### Written instruction
Include the line containing "W, H = 1222, 522" and all lines before it, repeated exactly from the listing below, without pictures.

### Data extract
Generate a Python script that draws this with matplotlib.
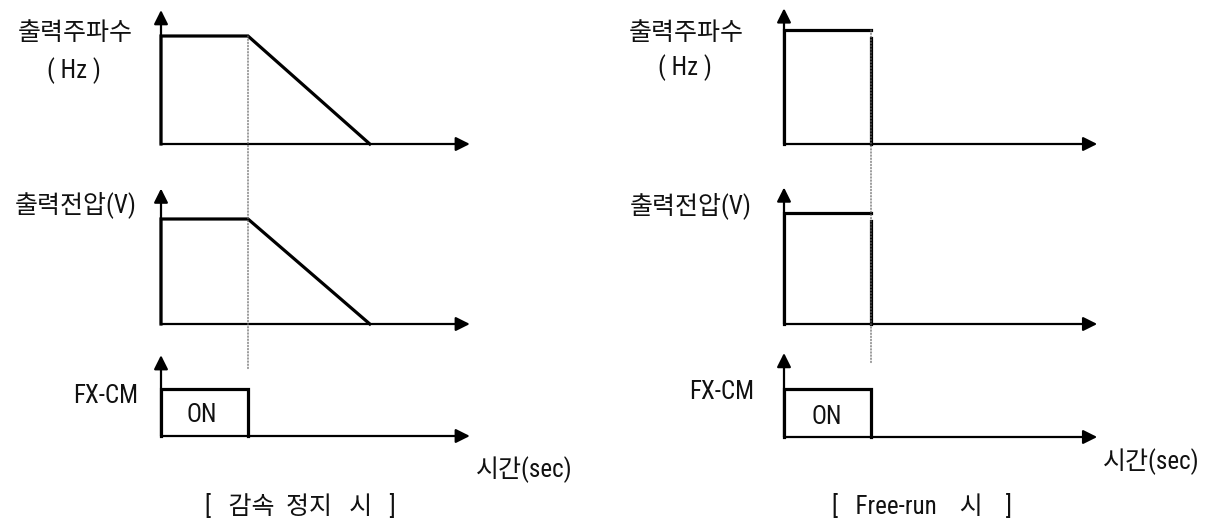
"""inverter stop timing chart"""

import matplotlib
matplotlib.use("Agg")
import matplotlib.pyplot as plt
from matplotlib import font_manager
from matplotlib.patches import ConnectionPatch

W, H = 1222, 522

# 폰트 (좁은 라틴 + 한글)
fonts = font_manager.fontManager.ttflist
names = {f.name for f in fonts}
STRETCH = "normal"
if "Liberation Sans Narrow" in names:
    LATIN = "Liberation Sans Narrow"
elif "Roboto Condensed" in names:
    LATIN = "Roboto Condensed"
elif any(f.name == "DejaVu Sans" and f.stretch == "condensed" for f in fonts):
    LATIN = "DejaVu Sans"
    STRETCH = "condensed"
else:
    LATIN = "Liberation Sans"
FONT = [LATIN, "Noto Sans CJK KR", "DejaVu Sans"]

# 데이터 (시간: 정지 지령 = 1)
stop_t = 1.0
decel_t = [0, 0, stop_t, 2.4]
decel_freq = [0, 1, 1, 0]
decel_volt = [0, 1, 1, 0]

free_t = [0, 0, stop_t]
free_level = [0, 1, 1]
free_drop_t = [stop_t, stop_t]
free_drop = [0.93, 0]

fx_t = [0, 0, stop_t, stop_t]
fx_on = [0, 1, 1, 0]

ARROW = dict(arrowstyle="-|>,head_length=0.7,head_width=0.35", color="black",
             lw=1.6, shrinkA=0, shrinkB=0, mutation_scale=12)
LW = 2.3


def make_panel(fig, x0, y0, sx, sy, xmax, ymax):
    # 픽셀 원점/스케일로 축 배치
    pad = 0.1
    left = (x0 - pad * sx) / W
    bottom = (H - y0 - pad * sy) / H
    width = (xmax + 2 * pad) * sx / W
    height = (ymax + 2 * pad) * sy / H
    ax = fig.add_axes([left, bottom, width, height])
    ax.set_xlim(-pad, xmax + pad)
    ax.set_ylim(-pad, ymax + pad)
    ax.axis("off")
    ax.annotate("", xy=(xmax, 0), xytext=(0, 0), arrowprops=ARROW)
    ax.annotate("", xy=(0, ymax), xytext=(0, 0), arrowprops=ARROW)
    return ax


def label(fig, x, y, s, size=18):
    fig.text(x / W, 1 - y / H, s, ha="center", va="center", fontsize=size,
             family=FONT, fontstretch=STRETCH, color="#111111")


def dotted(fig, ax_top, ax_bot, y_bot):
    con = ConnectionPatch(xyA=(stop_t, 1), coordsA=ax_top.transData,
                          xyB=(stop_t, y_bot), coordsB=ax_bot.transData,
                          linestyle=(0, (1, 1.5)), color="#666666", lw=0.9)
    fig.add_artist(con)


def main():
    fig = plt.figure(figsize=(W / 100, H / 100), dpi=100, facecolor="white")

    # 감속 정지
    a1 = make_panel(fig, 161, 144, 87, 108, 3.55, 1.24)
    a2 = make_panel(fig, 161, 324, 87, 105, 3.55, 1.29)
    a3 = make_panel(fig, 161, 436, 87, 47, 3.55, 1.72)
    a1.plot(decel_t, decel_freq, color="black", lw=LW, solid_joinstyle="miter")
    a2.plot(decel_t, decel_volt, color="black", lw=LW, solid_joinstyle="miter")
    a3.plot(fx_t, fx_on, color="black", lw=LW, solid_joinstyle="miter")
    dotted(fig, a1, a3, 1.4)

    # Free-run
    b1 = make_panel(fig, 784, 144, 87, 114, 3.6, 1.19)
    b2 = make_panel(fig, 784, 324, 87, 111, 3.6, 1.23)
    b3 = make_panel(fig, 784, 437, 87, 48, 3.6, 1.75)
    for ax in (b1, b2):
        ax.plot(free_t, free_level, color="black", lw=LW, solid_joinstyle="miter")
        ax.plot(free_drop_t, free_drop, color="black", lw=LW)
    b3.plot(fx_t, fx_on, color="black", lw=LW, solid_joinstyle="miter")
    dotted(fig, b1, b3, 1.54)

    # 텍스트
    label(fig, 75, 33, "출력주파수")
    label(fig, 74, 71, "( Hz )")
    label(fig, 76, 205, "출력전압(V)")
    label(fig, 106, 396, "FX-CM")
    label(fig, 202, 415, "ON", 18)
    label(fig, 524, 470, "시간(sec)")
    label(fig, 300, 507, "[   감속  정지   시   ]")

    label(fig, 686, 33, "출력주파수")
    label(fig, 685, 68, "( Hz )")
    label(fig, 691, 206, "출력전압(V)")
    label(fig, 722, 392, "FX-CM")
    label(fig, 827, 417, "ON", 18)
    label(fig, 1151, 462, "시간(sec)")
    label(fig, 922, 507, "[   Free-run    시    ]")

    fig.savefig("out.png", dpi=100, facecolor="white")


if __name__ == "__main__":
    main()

### The solution
Generate a Python script that draws this with matplotlib.
"""inverter stop timing chart"""

import matplotlib
matplotlib.use("Agg")
import matplotlib.pyplot as plt
from matplotlib import font_manager
from matplotlib.patches import ConnectionPatch

W, H = 1222, 522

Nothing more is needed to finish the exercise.